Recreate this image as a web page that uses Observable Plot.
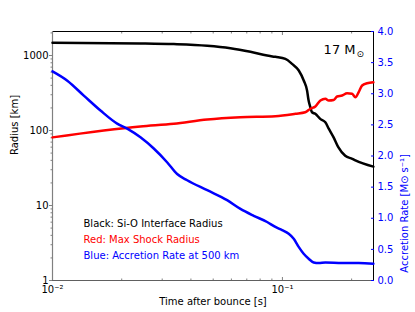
<!DOCTYPE html>
<html><head><meta charset="utf-8">
<script src="https://cdn.jsdelivr.net/npm/d3@7"></script>
<script src="https://cdn.jsdelivr.net/npm/@observablehq/plot@0.6"></script>
<style>
body{margin:0;background:#fff}
#c{position:relative;width:415px;height:312px}
#c svg{position:absolute;left:0;top:0}
</style>
</head><body><div id="c"></div>
<script>
// Black: Si-O interface radius [km]
const siT = [0.0100,0.0241,0.0337,0.0471,0.0594,0.0726,0.0858,0.0932,0.1030,0.1101,0.1178,0.1238,0.1280,0.1300,0.1323,0.1345,0.1390,0.1460,0.1537,0.1590,0.1670,0.1750,0.1876,0.2013,0.2077,0.2487];
const siR = [1480,1450,1420,1350,1250,1120,1000,960,900,774,631,464,341,251,205,175,167,143,129,106,81,60,46,42,40,33];
// Red: max shock radius [km]
const shockT = [0.0100,0.0241,0.0337,0.0471,0.0656,0.0932,0.1139,0.1257,0.1323,0.1391,0.1463,0.1538,0.1590,0.1671,0.1729,0.1818,0.1911,0.2009,0.2077,0.2147,0.2222,0.2335,0.2487];
const shockR = [81,113,123,140,150,155,167,175,195,209,251,265,251,255,284,293,314,309,278,325,398,427,440];
// Blue: accretion rate at 500 km [Msun/s]
const accT = [0.0100,0.0116,0.01368,0.01617,0.01911,0.02113,0.02413,0.02757,0.0315,0.03485,0.03853,0.0471,0.05748,0.06568,0.07504,0.0858,0.0932,0.0997,0.1065,0.1120,0.1177,0.1237,0.1301,0.1368,0.1438,0.1538,0.1818,0.2147,0.2487];
const accRate = [3.36,3.21,2.97,2.73,2.52,2.44,2.30,2.12,1.90,1.71,1.61,1.45,1.29,1.15,1.04,0.94,0.86,0.81,0.75,0.67,0.54,0.43,0.35,0.29,0.28,0.29,0.28,0.28,0.27];

const radiusTicks = [1,10,100,1000];
const radiusLabels = ["1","10","100","1000"];
const timeTicks = [0.01,0.1];
const timeLabels = ["10\u207B\u00B2","10\u207B\u00B9"];
const rateTicks = [0,0.5,1,1.5,2,2.5,3,3.5,4];
const rateLabels = ["0.0","0.5","1.0","1.5","2.0","2.5","3.0","3.5","4.0"];
const legendLines = ["Black: Si-O Interface Radius","Red: Max Shock Radius","Blue: Accretion Rate at 500 km"];
const legendColors = ["black","#ff0000","#0000ff"];

const W = 415, H = 312;
const M = {marginTop:31, marginRight:42, marginBottom:32, marginLeft:52};
const X0 = 0.01, X1 = 0.249, Y0 = 1, Y1 = 2090;
const font = {fontFamily:"DejaVu Sans", fontSize:"10px", background:"transparent", overflow:"visible"};

const minorY = [];
for (const d of [1,10,100,1000]) for (let k=2;k<=9;k++) if (d*k<=Y1) minorY.push(d*k);
const minorX = [];
for (const d of [0.01,0.1]) for (let k=2;k<=9;k++) if (d*k<=X1) minorX.push(d*k);

const rows = (T,V)=>T.map((t,i)=>({t, v:V[i]}));
const legendMarks = legendLines.map((s,i)=>Plot.text([s], {text:d=>d, frameAnchor:"bottom-left", dx:31, dy:-54+16*i,
  lineAnchor:"bottom", textAnchor:"start", fill:legendColors[i], fontSize:10}));

const p1 = Plot.plot({
  width:W, height:H, ...M, style:font,
  x:{type:"log", domain:[X0,X1]},
  y:{type:"log", domain:[Y0,Y1]},
  marks:[
    Plot.ruleY([Y1], {stroke:"black", strokeWidth:1}),
    Plot.ruleX([X1], {stroke:"black", strokeWidth:1}),
    Plot.ruleX([X0], {stroke:"#808080", strokeWidth:1.2}),
    Plot.ruleY([Y0], {stroke:"#606060", strokeWidth:1.2}),
    Plot.axisY(radiusTicks, {anchor:"left", tickSize:3, tickPadding:1, stroke:"#808080", fill:"black", label:null,
      tickFormat:d=>radiusLabels[radiusTicks.indexOf(d)]}),
    Plot.axisY(minorY, {anchor:"left", tickSize:1.5, stroke:"#808080", label:null, tickFormat:()=>""}),
    Plot.axisX(timeTicks, {anchor:"bottom", tickSize:-3, tickPadding:8, stroke:"#808080", fill:"black", label:null,
      tickFormat:d=>timeLabels[timeTicks.indexOf(d)]}),
    Plot.axisX(minorX, {anchor:"bottom", tickSize:-1.5, stroke:"#808080", label:null, tickFormat:()=>""}),
    Plot.axisX(timeTicks, {anchor:"top", tickSize:-3, stroke:"#808080", label:null, tickFormat:()=>""}),
    Plot.axisX(minorX, {anchor:"top", tickSize:-1.5, stroke:"#808080", label:null, tickFormat:()=>""}),
    Plot.line(rows(siT,siR), {x:"t", y:"v", stroke:"black", strokeWidth:2.5, curve:"monotone-x"}),
    Plot.line(rows(shockT,shockR), {x:"t", y:"v", stroke:"#ff0000", strokeWidth:2.5, curve:"monotone-x"}),
    Plot.text(["17 M"], {text:d=>d, frameAnchor:"top-right", dx:-18, dy:22.5, textAnchor:"end", lineAnchor:"bottom", fontSize:13, fill:"black"}),
    Plot.text(["\u2299"], {text:d=>d, frameAnchor:"top-right", dx:-17, dy:25, textAnchor:"start", lineAnchor:"bottom", fontSize:9, fill:"black"}),
    ...legendMarks,
    Plot.text(["Radius [km]"], {text:d=>d, frameAnchor:"left", dx:-38, dy:-1, rotate:-90, fontSize:10, fill:"black"}),
    Plot.text(["Time after bounce [s]"], {text:d=>d, frameAnchor:"bottom", dy:24, lineAnchor:"bottom", fontSize:10, fill:"black"})
  ]
});

const p2 = Plot.plot({
  width:W, height:H, ...M, style:font,
  x:{type:"log", domain:[X0,X1], axis:null},
  y:{domain:[0,4]},
  marks:[
    Plot.axisY(rateTicks, {anchor:"right", tickSize:-3, tickPadding:7, stroke:"#0000ff", fill:"#0000ff", label:null,
      tickFormat:d=>rateLabels[rateTicks.indexOf(d)]}),
    Plot.line(rows(accT,accRate), {x:"t", y:"v", stroke:"#0000ff", strokeWidth:2.5, curve:"monotone-x"}),
    Plot.text(["Accretion Rate [M\u2299 s\u207B\u00B9]"], {text:d=>d, frameAnchor:"right", dx:31, dy:-2, rotate:-90, fontSize:10, fill:"#0000ff"})
  ]
});

const c = document.getElementById("c");
c.appendChild(p1);
c.appendChild(p2);
</script>
</body></html>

_TASK REQUIREMENTS_
Copy out each line word for word, please, skipping the images.

_FINISHED ANSWER_
Recreate this image as a web page that uses Observable Plot.
<!DOCTYPE html>
<html><head><meta charset="utf-8">
<script src="https://cdn.jsdelivr.net/npm/d3@7"></script>
<script src="https://cdn.jsdelivr.net/npm/@observablehq/plot@0.6"></script>
<style>
body{margin:0;background:#fff}
#c{position:relative;width:415px;height:312px}
#c svg{position:absolute;left:0;top:0}
</style>
</head><body><div id="c"></div>
<script>
// Black: Si-O interface radius [km]
const siT = [0.0100,0.0241,0.0337,0.0471,0.0594,0.0726,0.0858,0.0932,0.1030,0.1101,0.1178,0.1238,0.1280,0.1300,0.1323,0.1345,0.1390,0.1460,0.1537,0.1590,0.1670,0.1750,0.1876,0.2013,0.2077,0.2487];
const siR = [1480,1450,1420,1350,1250,1120,1000,960,900,774,631,464,341,251,205,175,167,143,129,106,81,60,46,42,40,33];
// Red: max shock radius [km]
const shockT = [0.0100,0.0241,0.0337,0.0471,0.0656,0.0932,0.1139,0.1257,0.1323,0.1391,0.1463,0.1538,0.1590,0.1671,0.1729,0.1818,0.1911,0.2009,0.2077,0.2147,0.2222,0.2335,0.2487];
const shockR = [81,113,123,140,150,155,167,175,195,209,251,265,251,255,284,293,314,309,278,325,398,427,440];
// Blue: accretion rate at 500 km [Msun/s]
const accT = [0.0100,0.0116,0.01368,0.01617,0.01911,0.02113,0.02413,0.02757,0.0315,0.03485,0.03853,0.0471,0.05748,0.06568,0.07504,0.0858,0.0932,0.0997,0.1065,0.1120,0.1177,0.1237,0.1301,0.1368,0.1438,0.1538,0.1818,0.2147,0.2487];
const accRate = [3.36,3.21,2.97,2.73,2.52,2.44,2.30,2.12,1.90,1.71,1.61,1.45,1.29,1.15,1.04,0.94,0.86,0.81,0.75,0.67,0.54,0.43,0.35,0.29,0.28,0.29,0.28,0.28,0.27];

const radiusTicks = [1,10,100,1000];
const radiusLabels = ["1","10","100","1000"];
const timeTicks = [0.01,0.1];
const timeLabels = ["10\u207B\u00B2","10\u207B\u00B9"];
const rateTicks = [0,0.5,1,1.5,2,2.5,3,3.5,4];
const rateLabels = ["0.0","0.5","1.0","1.5","2.0","2.5","3.0","3.5","4.0"];
const legendLines = ["Black: Si-O Interface Radius","Red: Max Shock Radius","Blue: Accretion Rate at 500 km"];
const legendColors = ["black","#ff0000","#0000ff"];

const W = 415, H = 312;
const M = {marginTop:31, marginRight:42, marginBottom:32, marginLeft:52};
const X0 = 0.01, X1 = 0.249, Y0 = 1, Y1 = 2090;
const font = {fontFamily:"DejaVu Sans", fontSize:"10px", background:"transparent", overflow:"visible"};

const minorY = [];
for (const d of [1,10,100,1000]) for (let k=2;k<=9;k++) if (d*k<=Y1) minorY.push(d*k);
const minorX = [];
for (const d of [0.01,0.1]) for (let k=2;k<=9;k++) if (d*k<=X1) minorX.push(d*k);

const rows = (T,V)=>T.map((t,i)=>({t, v:V[i]}));
const legendMarks = legendLines.map((s,i)=>Plot.text([s], {text:d=>d, frameAnchor:"bottom-left", dx:31, dy:-54+16*i,
  lineAnchor:"bottom", textAnchor:"start", fill:legendColors[i], fontSize:10}));

const p1 = Plot.plot({
  width:W, height:H, ...M, style:font,
  x:{type:"log", domain:[X0,X1]},
  y:{type:"log", domain:[Y0,Y1]},
  marks:[
    Plot.ruleY([Y1], {stroke:"black", strokeWidth:1}),
    Plot.ruleX([X1], {stroke:"black", strokeWidth:1}),
    Plot.ruleX([X0], {stroke:"#808080", strokeWidth:1.2}),
    Plot.ruleY([Y0], {stroke:"#606060", strokeWidth:1.2}),
    Plot.axisY(radiusTicks, {anchor:"left", tickSize:3, tickPadding:1, stroke:"#808080", fill:"black", label:null,
      tickFormat:d=>radiusLabels[radiusTicks.indexOf(d)]}),
    Plot.axisY(minorY, {anchor:"left", tickSize:1.5, stroke:"#808080", label:null, tickFormat:()=>""}),
    Plot.axisX(timeTicks, {anchor:"bottom", tickSize:-3, tickPadding:8, stroke:"#808080", fill:"black", label:null,
      tickFormat:d=>timeLabels[timeTicks.indexOf(d)]}),
    Plot.axisX(minorX, {anchor:"bottom", tickSize:-1.5, stroke:"#808080", label:null, tickFormat:()=>""}),
    Plot.axisX(timeTicks, {anchor:"top", tickSize:-3, stroke:"#808080", label:null, tickFormat:()=>""}),
    Plot.axisX(minorX, {anchor:"top", tickSize:-1.5, stroke:"#808080", label:null, tickFormat:()=>""}),
    Plot.line(rows(siT,siR), {x:"t", y:"v", stroke:"black", strokeWidth:2.5, curve:"monotone-x"}),
    Plot.line(rows(shockT,shockR), {x:"t", y:"v", stroke:"#ff0000", strokeWidth:2.5, curve:"monotone-x"}),
    Plot.text(["17 M"], {text:d=>d, frameAnchor:"top-right", dx:-18, dy:22.5, textAnchor:"end", lineAnchor:"bottom", fontSize:13, fill:"black"}),
    Plot.text(["\u2299"], {text:d=>d, frameAnchor:"top-right", dx:-17, dy:25, textAnchor:"start", lineAnchor:"bottom", fontSize:9, fill:"black"}),
    ...legendMarks,
    Plot.text(["Radius [km]"], {text:d=>d, frameAnchor:"left", dx:-38, dy:-1, rotate:-90, fontSize:10, fill:"black"}),
    Plot.text(["Time after bounce [s]"], {text:d=>d, frameAnchor:"bottom", dy:24, lineAnchor:"bottom", fontSize:10, fill:"black"})
  ]
});

const p2 = Plot.plot({
  width:W, height:H, ...M, style:font,
  x:{type:"log", domain:[X0,X1], axis:null},
  y:{domain:[0,4]},
  marks:[
    Plot.axisY(rateTicks, {anchor:"right", tickSize:-3, tickPadding:7, stroke:"#0000ff", fill:"#0000ff", label:null,
      tickFormat:d=>rateLabels[rateTicks.indexOf(d)]}),
    Plot.line(rows(accT,accRate), {x:"t", y:"v", stroke:"#0000ff", strokeWidth:2.5, curve:"monotone-x"}),
    Plot.text(["Accretion Rate [M\u2299 s\u207B\u00B9]"], {text:d=>d, frameAnchor:"right", dx:31, dy:-2, rotate:-90, fontSize:10, fill:"#0000ff"})
  ]
});

const c = document.getElementById("c");
c.appendChild(p1);
c.appendChild(p2);
</script>
</body></html>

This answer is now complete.